* WHAT YOU NEED TO DO *
Your task is to retype the lines from the opening of the material through the line that includes "fig = go.Figure()". Do not copy the pictures.

* RAW DATA *
============

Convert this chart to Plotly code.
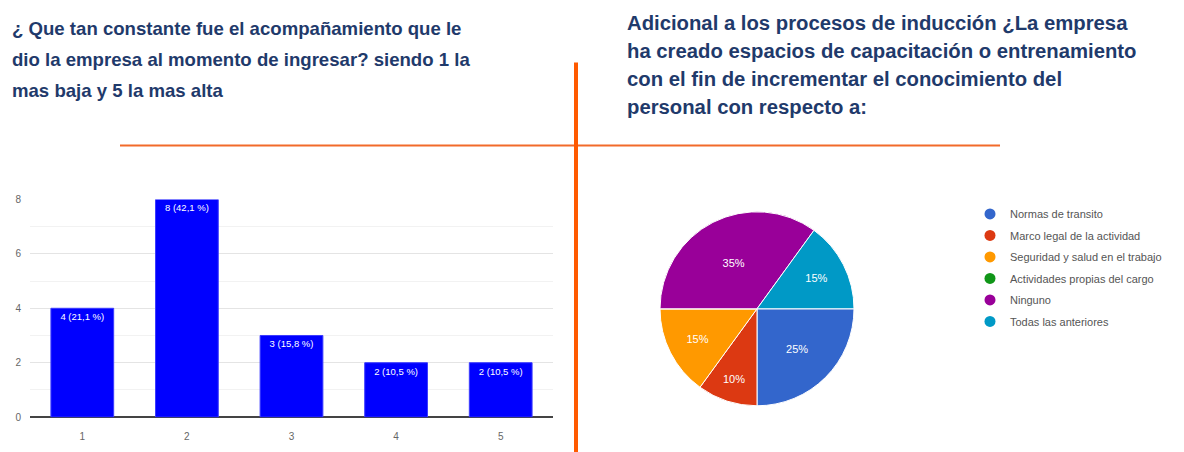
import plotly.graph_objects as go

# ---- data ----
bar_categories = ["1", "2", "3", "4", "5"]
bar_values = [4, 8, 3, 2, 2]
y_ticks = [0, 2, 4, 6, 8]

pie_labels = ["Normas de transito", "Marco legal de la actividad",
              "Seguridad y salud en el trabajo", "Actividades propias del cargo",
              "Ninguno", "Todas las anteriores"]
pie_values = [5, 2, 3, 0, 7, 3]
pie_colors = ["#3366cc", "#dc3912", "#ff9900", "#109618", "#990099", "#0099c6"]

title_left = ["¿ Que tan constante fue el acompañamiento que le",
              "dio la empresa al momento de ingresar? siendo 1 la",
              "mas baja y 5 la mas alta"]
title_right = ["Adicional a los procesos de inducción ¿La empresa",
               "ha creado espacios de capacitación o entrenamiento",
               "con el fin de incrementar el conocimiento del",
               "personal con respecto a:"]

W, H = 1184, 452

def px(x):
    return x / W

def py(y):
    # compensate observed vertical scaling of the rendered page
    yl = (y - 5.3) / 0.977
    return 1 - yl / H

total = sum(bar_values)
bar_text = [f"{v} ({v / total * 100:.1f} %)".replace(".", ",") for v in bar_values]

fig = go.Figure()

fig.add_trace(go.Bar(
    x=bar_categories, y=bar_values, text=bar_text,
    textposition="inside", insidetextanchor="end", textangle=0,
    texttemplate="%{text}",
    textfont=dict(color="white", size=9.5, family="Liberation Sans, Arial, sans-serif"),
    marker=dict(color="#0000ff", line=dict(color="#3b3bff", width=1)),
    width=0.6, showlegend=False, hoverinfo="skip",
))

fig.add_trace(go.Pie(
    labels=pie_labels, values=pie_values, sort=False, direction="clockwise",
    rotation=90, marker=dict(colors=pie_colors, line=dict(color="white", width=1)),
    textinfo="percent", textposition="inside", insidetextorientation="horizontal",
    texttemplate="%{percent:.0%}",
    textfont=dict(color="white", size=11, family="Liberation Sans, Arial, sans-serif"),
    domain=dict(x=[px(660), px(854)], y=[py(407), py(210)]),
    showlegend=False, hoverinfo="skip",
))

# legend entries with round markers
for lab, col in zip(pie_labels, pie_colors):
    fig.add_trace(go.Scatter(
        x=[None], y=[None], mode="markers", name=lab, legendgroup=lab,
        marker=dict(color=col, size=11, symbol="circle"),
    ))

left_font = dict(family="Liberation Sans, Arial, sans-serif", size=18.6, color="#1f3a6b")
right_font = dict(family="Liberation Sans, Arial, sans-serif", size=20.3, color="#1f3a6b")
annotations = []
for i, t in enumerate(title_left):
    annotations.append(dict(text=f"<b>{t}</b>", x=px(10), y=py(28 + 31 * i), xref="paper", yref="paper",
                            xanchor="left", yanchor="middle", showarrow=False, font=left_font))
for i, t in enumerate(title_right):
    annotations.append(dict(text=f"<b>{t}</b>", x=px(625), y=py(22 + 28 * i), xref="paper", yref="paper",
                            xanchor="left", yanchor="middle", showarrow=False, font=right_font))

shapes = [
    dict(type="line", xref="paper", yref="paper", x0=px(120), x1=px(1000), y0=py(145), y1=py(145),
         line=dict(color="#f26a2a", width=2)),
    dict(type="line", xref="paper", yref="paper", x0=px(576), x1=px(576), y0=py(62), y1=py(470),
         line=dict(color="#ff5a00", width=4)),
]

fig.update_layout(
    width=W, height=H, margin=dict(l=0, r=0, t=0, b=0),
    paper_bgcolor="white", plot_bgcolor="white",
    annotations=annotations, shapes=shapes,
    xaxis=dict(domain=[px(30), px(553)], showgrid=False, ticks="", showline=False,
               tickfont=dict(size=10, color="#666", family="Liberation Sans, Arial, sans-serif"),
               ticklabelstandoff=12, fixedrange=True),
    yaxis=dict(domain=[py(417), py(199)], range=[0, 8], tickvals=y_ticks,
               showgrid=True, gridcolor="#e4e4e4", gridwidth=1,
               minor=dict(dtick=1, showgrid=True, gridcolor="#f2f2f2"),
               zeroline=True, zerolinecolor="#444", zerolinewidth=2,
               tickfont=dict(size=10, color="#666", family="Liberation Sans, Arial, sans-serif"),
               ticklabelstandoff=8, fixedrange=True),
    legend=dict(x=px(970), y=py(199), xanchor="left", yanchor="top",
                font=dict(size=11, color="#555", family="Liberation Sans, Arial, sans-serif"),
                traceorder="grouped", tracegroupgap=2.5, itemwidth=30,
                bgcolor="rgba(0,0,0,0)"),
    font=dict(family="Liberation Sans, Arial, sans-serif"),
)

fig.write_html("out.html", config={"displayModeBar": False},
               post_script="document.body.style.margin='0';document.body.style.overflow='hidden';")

============

* FINISHED ANSWER *
Convert this chart to Plotly code.
import plotly.graph_objects as go

# ---- data ----
bar_categories = ["1", "2", "3", "4", "5"]
bar_values = [4, 8, 3, 2, 2]
y_ticks = [0, 2, 4, 6, 8]

pie_labels = ["Normas de transito", "Marco legal de la actividad",
              "Seguridad y salud en el trabajo", "Actividades propias del cargo",
              "Ninguno", "Todas las anteriores"]
pie_values = [5, 2, 3, 0, 7, 3]
pie_colors = ["#3366cc", "#dc3912", "#ff9900", "#109618", "#990099", "#0099c6"]

title_left = ["¿ Que tan constante fue el acompañamiento que le",
              "dio la empresa al momento de ingresar? siendo 1 la",
              "mas baja y 5 la mas alta"]
title_right = ["Adicional a los procesos de inducción ¿La empresa",
               "ha creado espacios de capacitación o entrenamiento",
               "con el fin de incrementar el conocimiento del",
               "personal con respecto a:"]

W, H = 1184, 452

def px(x):
    return x / W

def py(y):
    # compensate observed vertical scaling of the rendered page
    yl = (y - 5.3) / 0.977
    return 1 - yl / H

total = sum(bar_values)
bar_text = [f"{v} ({v / total * 100:.1f} %)".replace(".", ",") for v in bar_values]

fig = go.Figure()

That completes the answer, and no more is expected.